As a glider it was superb, thanks to Lippisch's background as a glider
designer.
Although the pilots tended to dive away at high speed to escape enemy
fighters once their fuel was gone (and to get back to base ASAP for the
same reason), it had a really good gliding performance, and the pilots who
flew it said its handling qualities were superior to any other German
aircraft.
It's only drawback in gliding flight was that it was _too_ good at it -
once it got down in ground effect near landing, it had a tendency to just
float along above the ground till speed bled off and it would settle down.

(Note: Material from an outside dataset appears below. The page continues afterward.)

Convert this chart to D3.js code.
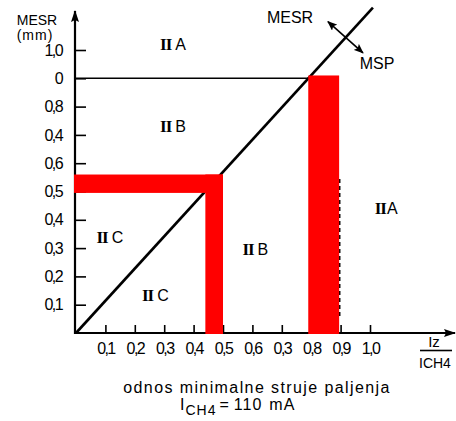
<!DOCTYPE html>
<html><head><meta charset="utf-8">
<script src="https://cdn.jsdelivr.net/npm/d3@7"></script>
<style>
html,body{margin:0;padding:0;background:#fff;}
svg{display:block;}
text{font-family:"Liberation Sans",Arial,sans-serif;fill:#000;}
</style></head>
<body>
<svg id="chart" width="456" height="421"></svg>
<script>
// ---- data ----
const xTickValues = [0.1,0.2,0.3,0.4,0.5,0.6,0.7,0.8,0.9,1.0];
const xTickLabels = ["0,1","0,2","0,3","0,4","0,5","0,6","0,3","0,8","0,9","1,0"];
const yTickValues = [0.1,0.2,0.3,0.4,0.5,0.6,0.7,0.8,0.9,1.0];
const yTickLabels = ["0,1","0,2","0,3","0,4","0,5","0,6","0,4","0,8","0","1,0"];
const diagonalLine = [[0,0],[1.01,1.15]];
const boundaryLine = [[0,0.9],[0.79,0.9]];
const redBands = [
  {x0:0,    x1:0.5,   y0:0.495, y1:0.56},
  {x0:0.44, x1:0.5,   y0:0,     y1:0.56},
  {x0:0.79, x1:0.895, y0:0,     y1:0.91}
];
const dashedEdge = [[0.897,0.06],[0.897,0.55]];
const regionLabels = [
  {roman:"II", letter:"A", x:0.33, y:1.02},
  {roman:"II", letter:"B", x:0.33, y:0.73},
  {roman:"II", letter:"C", x:0.115,y:0.34},
  {roman:"II", letter:"C", x:0.27, y:0.135},
  {roman:"II", letter:"B", x:0.61, y:0.295},
  {roman:"II", letter:"A", x:1.055,y:0.44, tight:true}
];
const dirArrow = [[0.857,1.10],[0.976,0.99]];

// ---- scales ----
const svg = d3.select("#chart");
const x = d3.scaleLinear().domain([0,1]).range([76,370]);
const y = d3.scaleLinear().domain([0,1]).range([333,50]);

const defs = svg.append("defs");
defs.append("marker").attr("id","ah").attr("viewBox","0 0 12 8")
  .attr("refX",11).attr("refY",4).attr("markerWidth",12).attr("markerHeight",8)
  .attr("markerUnits","userSpaceOnUse").attr("orient","auto")
  .append("path").attr("d","M0,0 L12,4 L0,8 L2,4 Z").attr("fill","#000");
defs.append("marker").attr("id","ahs").attr("viewBox","0 0 10 8")
  .attr("refX",9).attr("refY",4).attr("markerWidth",10).attr("markerHeight",8)
  .attr("markerUnits","userSpaceOnUse").attr("orient","auto-start-reverse")
  .append("path").attr("d","M0,0 L10,4 L0,8 L2,4 Z").attr("fill","#000");

// ---- axes ----
const yAxis = d3.axisLeft(y).tickValues(yTickValues)
  .tickFormat((d,i)=>yTickLabels[i]).tickSize(-11).tickSizeOuter(0).tickPadding(13);
const gy = svg.append("g").attr("transform",`translate(${x(0)-1},0)`).call(yAxis);
gy.select(".domain").remove();
gy.selectAll(".tick line").attr("stroke","#000").attr("stroke-width",1.6);
gy.selectAll(".tick text").style("font-size","16px").style("letter-spacing","-1.6px")
  .attr("fill","#000");

const xAxis = d3.axisBottom(x).tickValues(xTickValues)
  .tickFormat((d,i)=>xTickLabels[i]).tickSize(-8).tickSizeOuter(0).tickPadding(10);
const gx = svg.append("g").attr("transform",`translate(0,${y(0)})`).call(xAxis);
gx.select(".domain").remove();
gx.selectAll(".tick line").attr("stroke","#000").attr("stroke-width",1.6);
gx.selectAll(".tick text").style("font-size","16px").style("letter-spacing","-1.6px")
  .attr("fill","#000");

// axis lines with arrows
svg.append("line").attr("x1",x(0)-1).attr("y1",y(0)+1).attr("x2",x(0)-1).attr("y2",11)
  .attr("stroke","#000").attr("stroke-width",2.2).attr("marker-end","url(#ah)");
svg.append("line").attr("x1",x(0)-2).attr("y1",y(0)).attr("x2",455).attr("y2",y(0))
  .attr("stroke","#000").attr("stroke-width",2.2).attr("marker-end","url(#ah)");

// ---- lines ----
const line = d3.line().x(d=>x(d[0])).y(d=>y(d[1]));
svg.append("path").attr("d",line(boundaryLine)).attr("fill","none")
  .attr("stroke","#000").attr("stroke-width",1.6);
svg.append("path").attr("d",line(diagonalLine)).attr("fill","none")
  .attr("stroke","#000").attr("stroke-width",2.6);
svg.append("path").attr("d",line(dashedEdge)).attr("fill","none")
  .attr("stroke","#000").attr("stroke-width",1.5).attr("stroke-dasharray","4,3");

// ---- red bands ----
svg.selectAll("rect.band").data(redBands).join("rect").attr("class","band")
  .attr("x",d=>d.x0===0 ? x(d.x0)-2 : x(d.x0))
  .attr("y",d=>y(d.y1))
  .attr("width",d=>x(d.x1)-x(d.x0)+(d.x0===0?2:0))
  .attr("height",d=>y(d.y0)-y(d.y1)+(d.y0===0?1:0))
  .attr("fill","#ff0000");

// ---- direction arrow ----
svg.append("path").attr("d",line(dirArrow)).attr("fill","none")
  .attr("stroke","#000").attr("stroke-width",1.6)
  .attr("marker-start","url(#ahs)").attr("marker-end","url(#ahs)");

// ---- region labels ----
regionLabels.forEach(r=>{
  const t = svg.append("text").attr("x",x(r.x)).attr("y",y(r.y)).attr("dy","0.36em")
    .attr("text-anchor","middle").style("font-size","16px");
  t.append("tspan").style("font-family","'Liberation Serif',serif").style("font-weight","bold")
    .style("font-size","17px").style("letter-spacing","-1px").text(r.roman);
  t.append("tspan").attr("dx", r.tight?1:4).text(r.letter);
});

// ---- text labels ----
svg.append("text").attr("x",37).attr("y",25).attr("text-anchor","middle")
  .style("font-size","14px").text("MESR");
svg.append("text").attr("x",35).attr("y",40).attr("text-anchor","middle")
  .style("font-size","14px").style("letter-spacing","1px").text("(mm)");
svg.append("text").attr("x",290).attr("y",23).attr("text-anchor","middle")
  .style("font-size","16px").text("MESR");
svg.append("text").attr("x",377).attr("y",69).attr("text-anchor","middle")
  .style("font-size","16px").text("MSP");

// fraction on x axis
svg.append("text").attr("x",434).attr("y",347).attr("text-anchor","middle")
  .style("font-size","15px").text("Iz");
svg.append("line").attr("x1",420).attr("x2",452).attr("y1",350.5).attr("y2",350.5)
  .attr("stroke","#000").attr("stroke-width",1.6);
svg.append("text").attr("x",419).attr("y",368).style("font-size","14px")
  .text("ICH4");

// bottom caption
svg.append("text").attr("x",257).attr("y",393).attr("text-anchor","middle")
  .style("font-size","16px").style("letter-spacing","1.4px").text("odnos minimalne struje paljenja");
const cap2 = svg.append("text").attr("x",180).attr("y",410).style("font-size","16px");
cap2.append("tspan").text("I");
cap2.append("tspan").attr("dy",5).attr("dx",1).style("font-size","14px").style("letter-spacing","1px").text("CH4");
cap2.append("tspan").attr("dy",-5).attr("dx",3).text("=");
cap2.append("tspan").attr("dx",5).style("letter-spacing","1px").text("110");
cap2.append("tspan").attr("dx",7).style("letter-spacing","1px").text("mA");
</script>
</body></html>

Even the addition of underwing extensible spoilers didn't completely solve
the problem, and a lot of pilots were injured or killed by the aircraft
remaining stubbornly airborne down the whole length of the landing field
(they landed on grass generally) and not touching down till it arrived on
the rough ground outside the field's boundaries.
Pat
Thanks Pat - the ME-163 is modelled in the superb combat flight sim IL-2,
trying it last night they must have modelled this aircraft quite nicely as I
found it very difficult to bleed off enough speed in the hold-off, exactly
as you said above. Landing on the grass the skid dug in and certainly a real
aircraft would have been destroyed.
Difference is I could reset for another go
Doing some other testing I found it impossible to recover from a spin
entered from a slow-speed stall. Wonder if that's correct?